● **Exercise instructions**
Repeat everything from the line holding "Output the LaTeX" to the line holding "(off) at (1114,657.5)", inclusive, exactly. Leave out the rest.

— START Data rows —

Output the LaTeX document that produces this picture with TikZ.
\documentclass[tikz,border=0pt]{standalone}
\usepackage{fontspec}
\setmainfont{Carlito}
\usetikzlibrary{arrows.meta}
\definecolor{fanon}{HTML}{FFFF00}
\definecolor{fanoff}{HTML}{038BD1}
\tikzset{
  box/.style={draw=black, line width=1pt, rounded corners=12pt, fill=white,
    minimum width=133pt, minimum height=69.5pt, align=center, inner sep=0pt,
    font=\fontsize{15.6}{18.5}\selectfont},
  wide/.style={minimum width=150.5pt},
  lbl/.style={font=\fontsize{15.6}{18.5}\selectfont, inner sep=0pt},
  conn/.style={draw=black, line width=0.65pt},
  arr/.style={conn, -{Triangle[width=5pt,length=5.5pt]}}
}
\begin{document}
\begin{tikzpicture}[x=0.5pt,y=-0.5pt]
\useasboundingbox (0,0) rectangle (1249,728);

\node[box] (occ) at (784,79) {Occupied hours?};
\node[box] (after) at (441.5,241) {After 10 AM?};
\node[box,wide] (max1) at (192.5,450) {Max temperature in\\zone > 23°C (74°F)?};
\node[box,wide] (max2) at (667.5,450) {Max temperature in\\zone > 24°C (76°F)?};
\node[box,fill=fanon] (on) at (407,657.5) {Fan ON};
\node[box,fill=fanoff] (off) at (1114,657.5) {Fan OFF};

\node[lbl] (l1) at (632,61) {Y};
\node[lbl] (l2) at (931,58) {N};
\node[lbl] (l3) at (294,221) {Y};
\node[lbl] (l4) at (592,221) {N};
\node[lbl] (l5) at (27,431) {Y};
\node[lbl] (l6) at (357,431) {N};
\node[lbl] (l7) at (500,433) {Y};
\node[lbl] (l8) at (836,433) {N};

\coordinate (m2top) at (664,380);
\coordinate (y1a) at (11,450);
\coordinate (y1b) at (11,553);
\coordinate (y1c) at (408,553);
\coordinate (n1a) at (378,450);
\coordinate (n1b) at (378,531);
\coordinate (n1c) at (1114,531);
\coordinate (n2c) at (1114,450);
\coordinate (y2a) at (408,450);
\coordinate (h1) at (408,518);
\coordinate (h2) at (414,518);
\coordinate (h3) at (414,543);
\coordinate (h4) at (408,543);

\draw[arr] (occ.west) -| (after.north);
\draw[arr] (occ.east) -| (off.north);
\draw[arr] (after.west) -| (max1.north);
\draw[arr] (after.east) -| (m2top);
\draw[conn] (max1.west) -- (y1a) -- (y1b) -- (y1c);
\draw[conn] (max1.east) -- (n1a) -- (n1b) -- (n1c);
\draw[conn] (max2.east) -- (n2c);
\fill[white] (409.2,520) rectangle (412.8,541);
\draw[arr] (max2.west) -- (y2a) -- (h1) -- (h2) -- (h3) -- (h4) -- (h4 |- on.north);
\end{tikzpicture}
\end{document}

— END Data rows —
— START Data rows —

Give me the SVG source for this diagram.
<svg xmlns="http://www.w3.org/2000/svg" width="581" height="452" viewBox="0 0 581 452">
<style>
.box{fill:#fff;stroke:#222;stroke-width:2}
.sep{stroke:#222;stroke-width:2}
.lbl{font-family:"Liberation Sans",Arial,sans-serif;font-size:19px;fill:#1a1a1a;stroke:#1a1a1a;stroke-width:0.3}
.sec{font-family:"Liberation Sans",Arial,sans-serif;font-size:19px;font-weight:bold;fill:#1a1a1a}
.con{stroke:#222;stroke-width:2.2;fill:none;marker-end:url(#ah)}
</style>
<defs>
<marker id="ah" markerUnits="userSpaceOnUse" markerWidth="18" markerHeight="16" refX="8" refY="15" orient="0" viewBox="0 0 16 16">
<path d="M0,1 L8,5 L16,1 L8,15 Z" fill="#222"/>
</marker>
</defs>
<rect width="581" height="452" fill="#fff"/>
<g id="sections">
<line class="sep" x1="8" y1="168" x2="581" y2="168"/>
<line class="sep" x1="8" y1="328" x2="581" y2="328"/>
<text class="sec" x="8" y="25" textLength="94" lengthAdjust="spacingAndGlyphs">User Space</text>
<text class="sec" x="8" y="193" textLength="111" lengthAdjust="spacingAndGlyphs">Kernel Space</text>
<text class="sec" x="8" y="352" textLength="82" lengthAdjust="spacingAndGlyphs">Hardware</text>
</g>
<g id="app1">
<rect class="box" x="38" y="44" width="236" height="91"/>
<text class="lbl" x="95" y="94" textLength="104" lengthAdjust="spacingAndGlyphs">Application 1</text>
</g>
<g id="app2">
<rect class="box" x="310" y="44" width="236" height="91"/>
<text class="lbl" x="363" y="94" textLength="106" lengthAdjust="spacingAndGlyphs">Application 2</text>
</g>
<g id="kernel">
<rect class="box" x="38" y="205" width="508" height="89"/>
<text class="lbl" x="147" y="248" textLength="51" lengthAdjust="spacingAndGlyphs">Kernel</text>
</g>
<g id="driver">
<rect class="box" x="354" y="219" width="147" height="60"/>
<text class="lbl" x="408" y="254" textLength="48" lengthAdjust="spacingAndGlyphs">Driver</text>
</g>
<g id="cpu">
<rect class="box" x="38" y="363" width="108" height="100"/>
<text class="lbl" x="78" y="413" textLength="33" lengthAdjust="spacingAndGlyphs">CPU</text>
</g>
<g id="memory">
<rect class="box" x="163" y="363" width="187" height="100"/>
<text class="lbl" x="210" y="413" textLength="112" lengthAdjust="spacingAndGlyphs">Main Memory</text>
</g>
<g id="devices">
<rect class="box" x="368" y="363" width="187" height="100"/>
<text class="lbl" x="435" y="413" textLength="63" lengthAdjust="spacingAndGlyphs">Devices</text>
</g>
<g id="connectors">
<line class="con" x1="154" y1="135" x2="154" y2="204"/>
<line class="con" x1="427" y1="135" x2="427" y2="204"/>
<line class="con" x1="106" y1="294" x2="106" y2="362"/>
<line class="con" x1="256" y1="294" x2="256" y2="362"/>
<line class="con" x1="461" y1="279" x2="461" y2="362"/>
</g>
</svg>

— END Data rows —
— START Data rows —

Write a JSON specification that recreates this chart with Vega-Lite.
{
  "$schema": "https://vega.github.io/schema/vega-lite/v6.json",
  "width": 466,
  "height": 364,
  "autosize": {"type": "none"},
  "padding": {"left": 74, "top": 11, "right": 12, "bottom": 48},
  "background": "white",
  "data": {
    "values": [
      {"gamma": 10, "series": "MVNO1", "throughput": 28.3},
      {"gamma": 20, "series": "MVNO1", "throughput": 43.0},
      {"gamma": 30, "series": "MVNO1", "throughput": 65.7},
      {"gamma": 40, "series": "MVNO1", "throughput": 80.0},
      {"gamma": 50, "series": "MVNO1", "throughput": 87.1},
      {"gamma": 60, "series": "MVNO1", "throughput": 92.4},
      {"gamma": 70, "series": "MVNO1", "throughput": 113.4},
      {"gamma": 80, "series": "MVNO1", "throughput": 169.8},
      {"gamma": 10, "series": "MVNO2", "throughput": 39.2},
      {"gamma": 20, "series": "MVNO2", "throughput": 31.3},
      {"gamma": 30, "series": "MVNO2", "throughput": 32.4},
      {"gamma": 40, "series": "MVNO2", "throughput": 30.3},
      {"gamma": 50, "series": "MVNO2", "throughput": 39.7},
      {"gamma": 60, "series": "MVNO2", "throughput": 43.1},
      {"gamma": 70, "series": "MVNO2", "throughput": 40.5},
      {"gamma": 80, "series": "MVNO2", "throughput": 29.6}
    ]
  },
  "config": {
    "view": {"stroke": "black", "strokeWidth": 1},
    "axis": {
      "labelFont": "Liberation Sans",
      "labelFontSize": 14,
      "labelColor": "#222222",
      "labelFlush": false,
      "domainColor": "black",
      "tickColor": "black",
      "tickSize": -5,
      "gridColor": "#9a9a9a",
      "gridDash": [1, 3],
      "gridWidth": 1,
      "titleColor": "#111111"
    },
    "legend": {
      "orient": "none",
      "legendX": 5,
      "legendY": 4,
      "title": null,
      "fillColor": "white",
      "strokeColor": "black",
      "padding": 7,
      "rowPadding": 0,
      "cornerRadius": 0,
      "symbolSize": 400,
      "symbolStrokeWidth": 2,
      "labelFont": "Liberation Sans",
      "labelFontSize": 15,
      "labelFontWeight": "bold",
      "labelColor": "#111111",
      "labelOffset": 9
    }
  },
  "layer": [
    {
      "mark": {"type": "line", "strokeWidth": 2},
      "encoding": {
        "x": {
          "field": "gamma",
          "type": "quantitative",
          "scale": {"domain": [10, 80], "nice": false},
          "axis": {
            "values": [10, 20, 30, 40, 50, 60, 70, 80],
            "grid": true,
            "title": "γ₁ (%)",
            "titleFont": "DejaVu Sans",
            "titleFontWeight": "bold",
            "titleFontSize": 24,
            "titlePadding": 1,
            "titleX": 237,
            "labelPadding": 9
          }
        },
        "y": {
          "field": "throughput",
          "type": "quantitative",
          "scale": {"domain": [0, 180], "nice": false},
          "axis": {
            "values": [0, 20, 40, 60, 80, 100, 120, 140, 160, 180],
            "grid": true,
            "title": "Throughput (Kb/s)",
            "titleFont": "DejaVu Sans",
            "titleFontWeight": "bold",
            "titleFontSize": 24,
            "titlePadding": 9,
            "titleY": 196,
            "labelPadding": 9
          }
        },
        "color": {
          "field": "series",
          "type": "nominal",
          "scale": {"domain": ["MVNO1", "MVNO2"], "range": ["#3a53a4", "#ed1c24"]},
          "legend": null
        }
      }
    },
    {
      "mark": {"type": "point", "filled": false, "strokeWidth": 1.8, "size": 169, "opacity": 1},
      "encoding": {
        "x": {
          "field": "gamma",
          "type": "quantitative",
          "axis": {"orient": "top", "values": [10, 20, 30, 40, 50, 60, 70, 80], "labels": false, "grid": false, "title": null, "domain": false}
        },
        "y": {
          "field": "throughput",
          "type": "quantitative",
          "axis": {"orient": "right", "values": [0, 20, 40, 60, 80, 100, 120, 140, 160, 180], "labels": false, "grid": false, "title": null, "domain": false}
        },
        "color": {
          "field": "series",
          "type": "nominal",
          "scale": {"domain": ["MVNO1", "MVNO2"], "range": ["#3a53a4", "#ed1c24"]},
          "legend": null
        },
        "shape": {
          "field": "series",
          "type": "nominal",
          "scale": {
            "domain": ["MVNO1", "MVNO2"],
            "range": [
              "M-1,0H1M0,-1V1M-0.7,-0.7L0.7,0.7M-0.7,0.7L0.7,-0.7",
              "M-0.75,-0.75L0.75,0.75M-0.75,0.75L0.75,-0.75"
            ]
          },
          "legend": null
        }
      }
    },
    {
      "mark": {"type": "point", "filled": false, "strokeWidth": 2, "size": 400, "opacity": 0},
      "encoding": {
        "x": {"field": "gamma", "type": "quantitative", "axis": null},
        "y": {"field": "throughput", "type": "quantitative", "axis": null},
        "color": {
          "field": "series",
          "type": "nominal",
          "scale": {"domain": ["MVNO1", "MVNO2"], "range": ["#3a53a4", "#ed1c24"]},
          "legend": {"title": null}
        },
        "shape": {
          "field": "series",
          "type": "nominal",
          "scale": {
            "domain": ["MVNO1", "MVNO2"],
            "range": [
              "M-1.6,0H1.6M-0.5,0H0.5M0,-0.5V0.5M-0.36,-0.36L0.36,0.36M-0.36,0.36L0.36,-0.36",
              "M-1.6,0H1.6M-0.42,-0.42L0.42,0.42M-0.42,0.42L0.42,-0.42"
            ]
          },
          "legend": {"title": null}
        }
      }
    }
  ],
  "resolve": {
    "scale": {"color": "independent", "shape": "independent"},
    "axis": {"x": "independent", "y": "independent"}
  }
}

— END Data rows —

● **Correct output**
Output the LaTeX document that produces this picture with TikZ.
\documentclass[tikz,border=0pt]{standalone}
\usepackage{fontspec}
\setmainfont{Carlito}
\usetikzlibrary{arrows.meta}
\definecolor{fanon}{HTML}{FFFF00}
\definecolor{fanoff}{HTML}{038BD1}
\tikzset{
  box/.style={draw=black, line width=1pt, rounded corners=12pt, fill=white,
    minimum width=133pt, minimum height=69.5pt, align=center, inner sep=0pt,
    font=\fontsize{15.6}{18.5}\selectfont},
  wide/.style={minimum width=150.5pt},
  lbl/.style={font=\fontsize{15.6}{18.5}\selectfont, inner sep=0pt},
  conn/.style={draw=black, line width=0.65pt},
  arr/.style={conn, -{Triangle[width=5pt,length=5.5pt]}}
}
\begin{document}
\begin{tikzpicture}[x=0.5pt,y=-0.5pt]
\useasboundingbox (0,0) rectangle (1249,728);

\node[box] (occ) at (784,79) {Occupied hours?};
\node[box] (after) at (441.5,241) {After 10 AM?};
\node[box,wide] (max1) at (192.5,450) {Max temperature in\\zone > 23°C (74°F)?};
\node[box,wide] (max2) at (667.5,450) {Max temperature in\\zone > 24°C (76°F)?};
\node[box,fill=fanon] (on) at (407,657.5) {Fan ON};
\node[box,fill=fanoff] (off) at (1114,657.5) {Fan OFF};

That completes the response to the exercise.